The next day, on June 6, Pierce's name was withdrawn, and two more ballots were taken without achieving the two-thirds majority required for a nomination. Before the seventeenth ballot, William A. Richardson, who had nominated Douglas, withdrew the Senator's candidacy and Buchanan won the nomination unanimously on the seventeenth ballot.

When it came time to choose a vice presidential candidate, eleven names were placed in nomination. The convention chose former Representative John C. Breckinridge of Kentucky on the second ballot, even though he had withdrawn his name when nominated.

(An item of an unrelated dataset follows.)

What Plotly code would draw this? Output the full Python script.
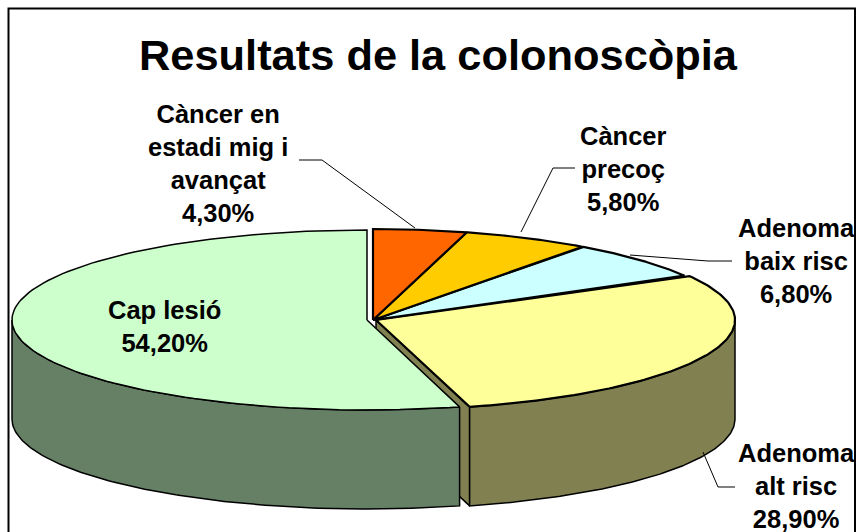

Buchanan went on to win the presidency, in part because former President Millard Fillmore ran as a candidate for the American Party (often referred to as the "Know Nothing Party"). In the election campaign the Democratic platform supported the Kansas-Nebraska Act and popular sovereignty (the right of a state to decide by popular vote whether it would be admitted as a slave state or a free state). The party supported the pro-slavery territorial legislature elected in Kansas and opposed the free-state elements within Kansas. The Democrats also supported the plan to annex Cuba. The Democratic campaign warned voters that a Republican victory would lead to the secession of numerous southern states.

1856Race

The campaign had different results in the free states and the slave states. In the free states, Frémont won with 45.2% of the vote to 41.5% for Buchanan and 13.3% for Fillmore. Frémont received 114 electoral votes to 62 for Buchanan. In the slave states, however, the contest was really no contest. Buchanan won 56.1% of the vote to 43.8% for Fillmore and 0.1% for Frémont, receiving 112 electoral votes to 8 for Fillmore. Nationwide, Buchanan won 174 electoral votes, a majority, and was elected President. He would be remembered as one of the worst presidents in history, perhaps the worst, because of his inaction when a number of southern states sought to secede from the Union. For someone considered to have a vast amount of experience in government that qualified him to be president moreso than almost any other president, Buchanan turned out to be a huge disappointment.